И постоянно кружишь над тайной своей загадочной души.

Отчего русские такие антисемиты? Ведь жуткие же антисемиты. Цари у нас, генсеки и президенты – все сплошь антисемиты, мы хотя бы на этом основании должны были быть яростными сионистами. Но это – единственный пункт, по которому народ и партия, любая партия: от царской до коммунистической, едины. А дело все, как мне кажется, в том, что русский народ по природе своей очень бабский, любит пострадать, быть угнетаемым, оскорбляемым, унижаемым и побиваемым, а потому с ревнивой ненавистью относится к народу, за которым по этой части не угнаться просто по историческим причинам. Вот мы и не любим евреев.
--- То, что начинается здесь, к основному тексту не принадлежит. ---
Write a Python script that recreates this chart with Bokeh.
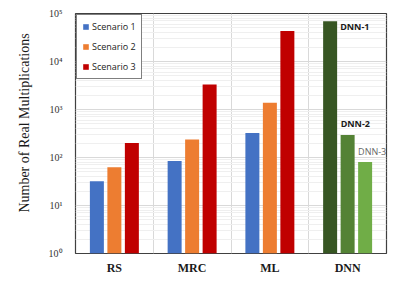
from bokeh.plotting import figure
from bokeh.models import FixedTicker, Legend, LegendItem
from bokeh.core.properties import value
from bokeh.embed import file_html
from bokeh.resources import INLINE

categories = ["RS", "MRC", "ML", "DNN"]
scenario_names = ["Scenario 1", "Scenario 2", "Scenario 3"]
scenario1 = [32, 85, 325]
scenario2 = [63, 237, 1375]
scenario3 = [200, 3300, 43000]
dnn_names = ["DNN-1", "DNN-2", "DNN-3"]
dnn_values = [69000, 295, 81]
y_ticks = [1, 10, 100, 1000, 10000, 100000]
y_tick_labels = ["10\u2070", "10\u00b9", "10\u00b2", "10\u00b3", "10\u2074", "10\u2075"]
y_title = "Number of Real Multiplications"

scen_colors = ["#4472C4", "#ED7D31", "#C00000"]
dnn_colors = ["#375623", "#548235", "#70AD47"]
offsets = [-0.225, 0.0, 0.225]
bw = 0.18

p = figure(width=391, height=280, output_backend="svg", toolbar_location=None,
           x_range=(0, 4), y_range=(1, 100000), y_axis_type="log",
           min_border_left=75, min_border_right=5, min_border_top=13, min_border_bottom=27)
p.background_fill_color = "white"
p.border_fill_color = "white"
p.outline_line_color = "#404040"
p.outline_line_width = 1.2

centers = [i + 0.5 for i in range(len(categories))]
renderers = []
for k, vals in enumerate([scenario1, scenario2, scenario3]):
    xs = [centers[i] + offsets[k] for i in range(len(vals))]
    r = p.vbar(x=xs, top=vals, bottom=1, width=bw, fill_color=scen_colors[k], line_color=None)
    renderers.append(r)

dnn_x = [centers[3] + o for o in offsets]
p.vbar(x=dnn_x, top=dnn_values, bottom=1, width=bw, fill_color=dnn_colors, line_color=None)

# DNN labels
p.text(x=[dnn_x[0] + bw / 2], y=[dnn_values[0]], text=[dnn_names[0]], x_offset=3, y_offset=-1,
       text_font=value("Open Sans"), text_font_style="bold", text_font_size="9px",
       text_color="#1a1a1a", text_align="left", text_baseline="top")
p.text(x=[dnn_x[1] - bw / 2], y=[dnn_values[1]], text=[dnn_names[1]], x_offset=0, y_offset=-5,
       text_font=value("Open Sans"), text_font_style="bold", text_font_size="9px",
       text_color="#1a1a1a", text_align="left", text_baseline="bottom")
p.text(x=[dnn_x[2] - bw / 2], y=[dnn_values[2]], text=[dnn_names[2]], x_offset=0, y_offset=-4,
       text_font=value("Open Sans"), text_font_size="9px",
       text_color="#666666", text_align="left", text_baseline="bottom")

# axes
p.xaxis.ticker = FixedTicker(ticks=centers)
p.xaxis.major_label_overrides = {c: n for c, n in zip(centers, categories)}
p.xaxis.major_label_text_font = "Liberation Serif"
p.xaxis.major_label_text_font_style = "bold"
p.xaxis.major_label_text_font_size = "12px"
p.xaxis.major_label_text_color = "#1a1a1a"
p.xaxis.major_label_standoff = 7
p.xaxis.major_tick_out = 0
p.xaxis.major_tick_in = 0
p.xaxis.minor_tick_out = 0
p.xaxis.minor_tick_in = 0
p.xaxis.major_tick_line_color = None
p.xaxis.minor_tick_line_color = None
p.xaxis.axis_line_color = None

p.yaxis.ticker = FixedTicker(ticks=y_ticks, minor_ticks=[m * 10 ** d for d in range(5) for m in range(2, 10)])
p.yaxis.major_label_overrides = {t: l for t, l in zip(y_ticks, y_tick_labels)}
p.yaxis.major_label_text_font = "Liberation Serif"
p.yaxis.major_label_text_font_size = "10px"
p.yaxis.major_label_text_color = "#333333"
p.yaxis.major_label_text_baseline = "bottom"
p.yaxis.major_label_standoff = 13
p.yaxis.major_tick_out = 0
p.yaxis.major_tick_in = 0
p.yaxis.minor_tick_out = 0
p.yaxis.minor_tick_in = 0
p.yaxis.major_tick_line_color = None
p.yaxis.minor_tick_line_color = None
p.yaxis.axis_line_color = None
p.yaxis.axis_label = "\u00a0" * 6 + y_title
p.yaxis.axis_label_text_font = "Liberation Serif"
p.yaxis.axis_label_text_font_style = "normal"
p.yaxis.axis_label_text_font_size = "14px"
p.yaxis.axis_label_text_color = "#1a1a1a"
p.yaxis.axis_label_standoff = 14

p.xgrid.ticker = FixedTicker(ticks=[1, 2, 3])
p.xgrid.grid_line_color = "#D9D9D9"
p.ygrid.grid_line_color = "#D9D9D9"
p.ygrid.minor_grid_line_color = "#EFEFEF"

legend = Legend(items=[LegendItem(label=n, renderers=[r]) for n, r in zip(scenario_names, renderers)],
                location="top_left")
legend.label_text_font = "Open Sans"
legend.label_text_font_size = "9px"
legend.label_text_color = "#1a1a1a"
legend.glyph_width = 7
legend.glyph_height = 7
legend.label_height = 12
legend.label_standoff = 3
legend.spacing = 7
legend.padding = 5
legend.margin = 1
legend.border_line_color = "black"
legend.border_line_width = 1.2
legend.background_fill_alpha = 1
p.add_layout(legend)

open("out.html", "w").write(file_html(p, INLINE))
По скошенным вершинам дюн летит со змеиным посвистом поземка. Какой там ангел или Бог? -- с высоты всего пары километров я уже не различим среди других песчинок пляжа. Как неразличимы в потоках мыслей и сообщений, заполняющих эфир, интернет и другие пространства массовой информации, эти слова. И до меня доходит истовая и подлинная одинокость себя по этой сути. Я примолкаю, припадаю к шуршащему ветру, чтобы кануть в блаженное забытье покоя.